Here is a local directory
containing the original bunch of papers. Everything in compressed
postscript. Quite readable -- contents-wise, that is. For some reason,
ghostview doesn't scale the fonts (esp. the spacing) very well, so it looks
rather ugly (at least on the Sun in front of my nose; maybe on Your display
it looks better). The articles are all fairly short and fairly old; I
wonder whether they don't do anything, or if they simply don't have the
time to publish?
Anyway; if you want the originals, you can ftp them from AT&T.
(16.06.95) Tte Plan 9 Site has much improved. It contains an announcement:
``We're happy to announce a new General release of Plan 9. This edition will be available to anyone, for noncommercial use, under a shrink-wrap license.
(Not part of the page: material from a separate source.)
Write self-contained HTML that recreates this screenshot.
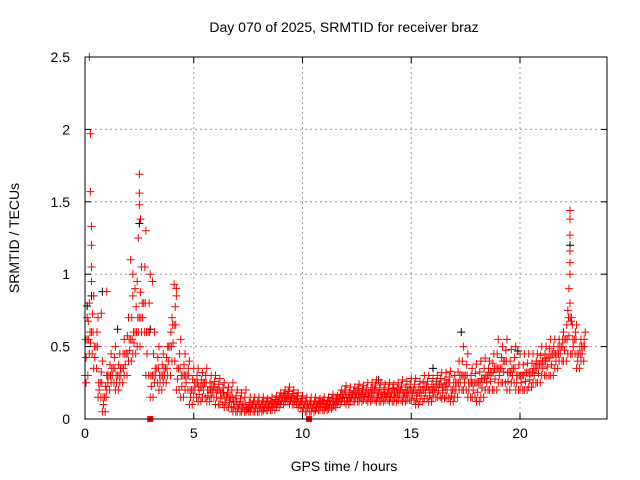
<!DOCTYPE html>
<html><head><meta charset="utf-8"><style>
body{margin:0;background:#fff}
svg{display:block;font-family:"Liberation Sans",sans-serif}
</style></head><body>
<svg id="chart" width="640" height="480" viewBox="0 0 640 480" xmlns="http://www.w3.org/2000/svg">
<rect width="640" height="480" fill="#fff"/>
<text x="344" y="32" font-size="14" text-anchor="middle">Day 070 of 2025, SRMTID for receiver braz</text>
<text x="344" y="471" font-size="14" text-anchor="middle">GPS time / hours</text>
<text transform="translate(19,238) rotate(-90)" font-size="14" text-anchor="middle">SRMTID / TECUs</text>
<g id="grid"></g><g id="marks"></g><g id="axes"></g>
</svg>
<script>
const xTicks=[0,5,10,15,20];
const yTicks=[0,0.5,1,1.5,2,2.5];
const yTickLabels=["0","0.5","1","1.5","2","2.5"];
const tStart=0, tStep=0.2;
const lo=[.3,.45,.35,.15,.05,.2,.25,.2,.25,.3,.4,.45,.5,.6,.3,.15,.25,.2,.25,.3,.4,.2,.15,.2,.1,.15,.12,.15,.12,.15,.1,.1,.08,.08,.05,.05,.05,.05,.05,.05,.05,.06,.06,.06,.08,.1,.12,.1,.1,.08,.05,.05,.05,.06,.06,.06,.07,.08,.1,.12,.1,.12,.12,.12,.13,.12,.13,.12,.12,.13,.12,.12,.13,.12,.13,.13,.1,.12,.14,.12,.15,.15,.14,.15,.12,.15,.2,.2,.15,.15,.12,.15,.2,.2,.2,.25,.25,.2,.25,.2,.2,.2,.22,.25,.25,.3,.3,.3,.35,.4,.4,.45,.45,.35,.4];
const mid=[.55,.6,.5,.25,.15,.3,.35,.3,.35,.45,.55,.6,.7,.8,.6,.3,.35,.3,.35,.5,.65,.35,.3,.3,.2,.25,.22,.25,.2,.22,.2,.18,.15,.15,.12,.1,.1,.08,.1,.1,.1,.1,.1,.11,.12,.15,.16,.15,.14,.12,.1,.1,.1,.1,.11,.1,.12,.12,.14,.17,.15,.17,.18,.17,.18,.18,.2,.18,.17,.18,.18,.18,.2,.18,.2,.2,.18,.2,.22,.2,.22,.24,.22,.25,.2,.25,.3,.3,.25,.25,.25,.28,.3,.32,.35,.35,.4,.32,.35,.3,.3,.32,.32,.35,.38,.4,.42,.45,.45,.5,.55,.7,.55,.45,.5];
const hi=[.8,.85,.7,.4,.3,.45,.5,.45,.55,.7,.85,.95,1.05,1.3,1.0,.6,.5,.45,.5,.7,.9,.55,.45,.4,.35,.35,.32,.35,.3,.3,.28,.25,.22,.25,.2,.18,.2,.15,.15,.15,.15,.14,.15,.16,.18,.2,.22,.2,.18,.16,.15,.15,.15,.14,.15,.15,.17,.16,.2,.23,.22,.22,.24,.23,.25,.25,.27,.25,.24,.25,.24,.25,.27,.26,.28,.28,.26,.3,.3,.28,.3,.32,.32,.33,.3,.4,.5,.45,.35,.38,.4,.42,.4,.45,.55,.5,.55,.48,.5,.45,.45,.45,.45,.45,.5,.5,.55,.55,.55,.6,.75,.65,.65,.55,.6];
const spikeT=[0.2,0.25,0.25,0.3,0.3,0.3,0.3,2.5,2.5,2.5,2.55,2.45,2.1,22.3,22.3,22.3,22.3,22.3,22.3,22.25,22.3,3.1,1.0,0.75,2.2,2.3,4.1,4.2,0.05,0.1];
const spikeV=[2.5,1.97,1.57,1.33,1.2,1.05,0.95,1.69,1.56,1.48,1.38,1.25,1.1,1.44,1.38,1.27,1.16,1.08,1.0,0.9,0.8,0.95,0.88,0.73,1.0,0.9,0.93,0.85,0.25,0.7];
const blackT=[0.3,0.8,2.5,17.3,19.9,22.3,3.0,0.1,1.5,13.5,16.0];
const blackV=[0.85,0.88,1.35,0.6,0.47,1.2,0.62,0.78,0.62,0.27,0.35];
const squareT=[3.0,10.3];
const squareV=[0,0];

const X0=85,X1=607,Y0=419,Y1=57,TMAX=24,VMAX=2.5;
const sx=t=>X0+(X1-X0)*t/TMAX;
const sy=v=>Y0-(Y0-Y1)*v/VMAX;
const NS="http://www.w3.org/2000/svg";
function mk(tag,attrs,parent){const e=document.createElementNS(NS,tag);for(const k in attrs)e.setAttribute(k,attrs[k]);parent.appendChild(e);return e;}
const grid=document.getElementById('grid'),marks=document.getElementById('marks'),axes=document.getElementById('axes');
xTicks.forEach(t=>{
  if(t>0){const g=mk('line',{x1:sx(t),x2:sx(t),y1:Y0,y2:Y1,stroke:'#a0a0a0','stroke-dasharray':'2,3'},grid);
  
  }
  const l=mk('text',{x:sx(t),y:Y0+19,'font-size':14,'text-anchor':'middle'},axes);l.textContent=t;
  
  
  mk('line',{x1:sx(t),x2:sx(t),y1:Y0,y2:Y0-6,stroke:'#000'},axes);
  mk('line',{x1:sx(t),x2:sx(t),y1:Y1,y2:Y1+6,stroke:'#000'},axes);
});
yTicks.forEach((v,i)=>{
  if(v>0&&v<VMAX){const g=mk('line',{x1:X0,x2:X1,y1:sy(v),y2:sy(v),stroke:'#a0a0a0','stroke-dasharray':'2,3'},grid);
  
  }
  const l=mk('text',{x:X0-15,y:sy(v)+5,'font-size':14,'text-anchor':'end'},axes);l.textContent=yTickLabels[i];
  
  
  mk('line',{x1:X0,x2:X0+6,y1:sy(v),y2:sy(v),stroke:'#000'},axes);
  mk('line',{x1:X1,x2:X1-6,y1:sy(v),y2:sy(v),stroke:'#000'},axes);
});
const frame=mk('rect',{x:X0,y:Y1,width:X1-X0,height:Y0-Y1,fill:'none',stroke:'#000'},axes);


let dBlack='',dRed='';
const plus=(t,v)=>{const x=sx(t),y=sy(v);return `M${x-4},${y}h8M${x},${y-4}v8`;};
blackT.forEach((t,i)=>dBlack+=plus(t,blackV[i]));
lo.forEach((v,i)=>{const t=tStart+i*tStep;
  dRed+=plus(t,v)+plus(t+0.05,(v+mid[i])/2)+plus(t+0.1,mid[i])+plus(t+0.15,(mid[i]+hi[i])/2)+plus(t+0.2,hi[i]);
  dRed+=plus(t+0.03,mid[i])+plus(t+0.13,v)+plus(t+0.17,mid[i]);});
spikeT.forEach((t,i)=>dRed+=plus(t,spikeV[i]));
const pb=mk('path',{d:dBlack,stroke:'#000','stroke-width':1,fill:'none'},marks);


const pr=mk('path',{d:dRed,stroke:'#ff0000','stroke-width':1,fill:'none'},marks);


squareT.forEach((t,i)=>{const s=mk('rect',{x:sx(t)-3,y:sy(squareV[i])-3,width:6,height:6,fill:'#ff0000'},marks);
  
  });
</script>
</body></html>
It can be ordered just like a book, and distribution will begin in July, 1995. We are no longer licensing the earlier version; the new one is much improved.''
``The Plan 9 distribution consists of two books, four 1.4 megabyte floppies, and a CD-ROM. The two books contain the manual pages and a collection of papers describing the system. Click on the cover pages for more information.''
``The four floppies contain a complete bootable Plan 9 system for PCs. This includes the kernel, a window system, Internet support, and programming environments for both the C and Alef languages. The CD-ROM contains kernels, libraries, and executable programs for the Intel 386 (including 486 and Pentium), Sparc, 68020, and Mips architectures and the sources to create them.''
``The cost is $350 plus postage.''
Not exactly cheap, but then, the sources are on the CD. The manuals alone sell for 150$. The 4 floppies can be ftp'd, so PC-users can test out whether their HW supports the installation.